CVSS is short for Common Vulnerability Scoring System and is according to Wikipedia a technical standard for assessing the severity of vulnerabilities in computing systems. Typically you use an online CVSS calculator, click a few checkboxes and radio buttons and then you magically get a number from 0 to 10. There are also different versions … Continue reading CVSS is dead to us →
While I understand the author’s frustration, I fear this is an example of letting perfect be the enemy of good. Yes, CVSS scores are flawed, but the solution offered by the author is completely unworkable and is pretty much the reason CVSS exists:
Organizations have a lot of software and that software is going to have vulnerabilities found from time to time. While the perfect solution will always be “fix all the things”, most organizations will not have the time and budget to make all of that happen instantly. Changes need to be tested, staged and rolled out in a controlled manner, lest and buggy update bring things down. The end result is that organizations need a way to assign priority based on risk. If every software supplier is handing out severity, based on some internal metric, how does an organization compare them? The short answer is, they can’t. Much as the author points out, the only people who know the software internals well enough to really do that is to authors themselves. But, when the author’s project puts out a “medium” how does that compare to another project’s “medium”. Or, if some project puts out a “4”, do we prioritize the “medium” the “medium” or the “4”? After a certain point, there will simply be too many different products using wildly different criteria for IT organizations to keep up. And then there is the issue of reputational scoring. What happens when a company decides they would rather downplay the severity of a vulnerability and so publish it as a “green” when maybe is should have come in at a much higher level? For all its flaws, the CVSS score provides something for organizations to look at and make a decision on.

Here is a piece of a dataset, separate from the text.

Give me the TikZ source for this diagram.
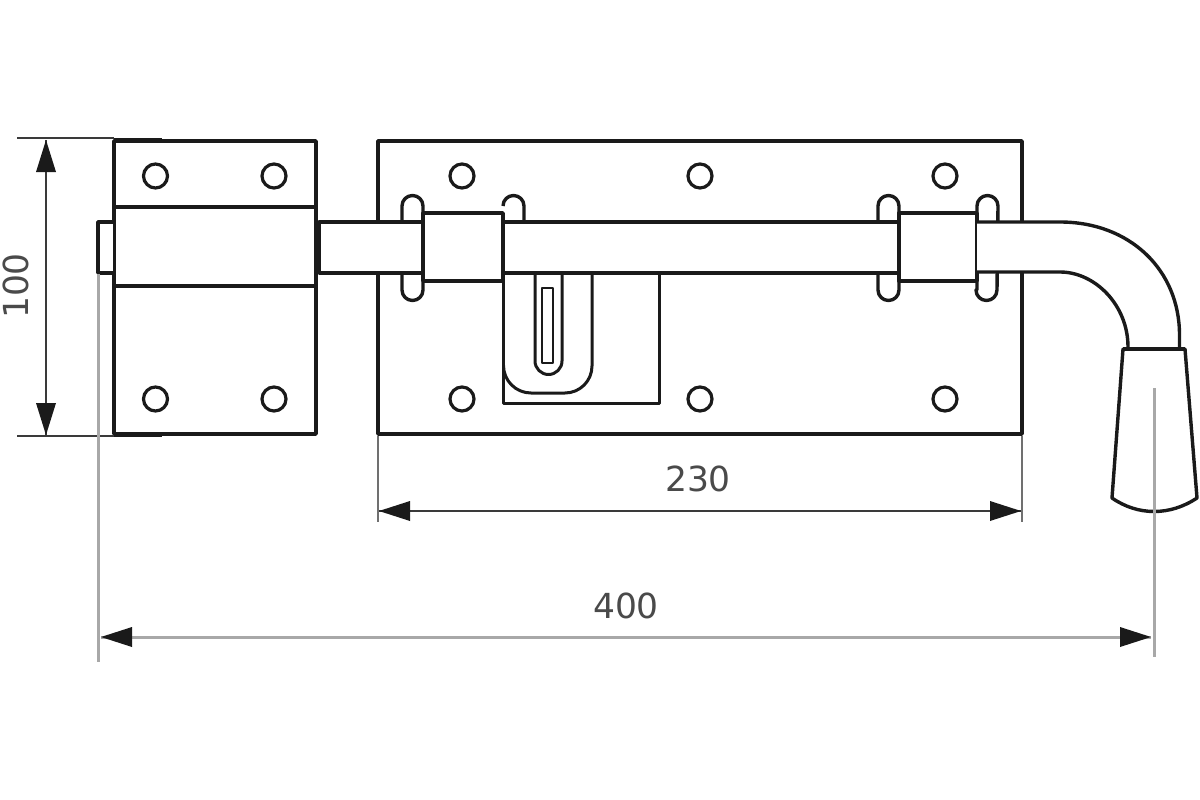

I think the author’s response to CISA’s activities is also telling. I want to highlight a couple things, specifically around that:
The author is already doing the work to examine and classify vulnerabilities. However, instead of accepting a flawed system as part of a larger community, they have opted out and tried to be a special snowflake. That the author “took time of my Sunday afternoon with my family…” is his own damn fault. If the author had taken the time, up front, to fill in something in the CVSS score, there would not have been a gap for CISA to fill. And yes, the number could be wildly inaccurate. No system is perfect. But, give some indication to the wider community of the relative severity of the vulnerability, in the system they are using. No one gives a damn about the “but akshuly” prevaricating. We use automated tools to find and prioritize vulnerabilities in our environments, because we have neither the time nor the resources to go our and read up on every vulnerability as thoroughly as we would like. Maybe the author wants to make a new tool for us which goes out to every vendor’s site, reads the vulnerability rankings is whatever format the vendor is using today and then gives relative rankings for all those various versions of scoring. Though, I’m pretty sure that the tool would eventually boil down to the CVSS system, except the way he thinks things should be scored. And it would be wildly inaccurate for some use cases. And we’d be right back here with some other special snowflake “but akshulying” his way out of the system they have setup perfect to be the enemy of good.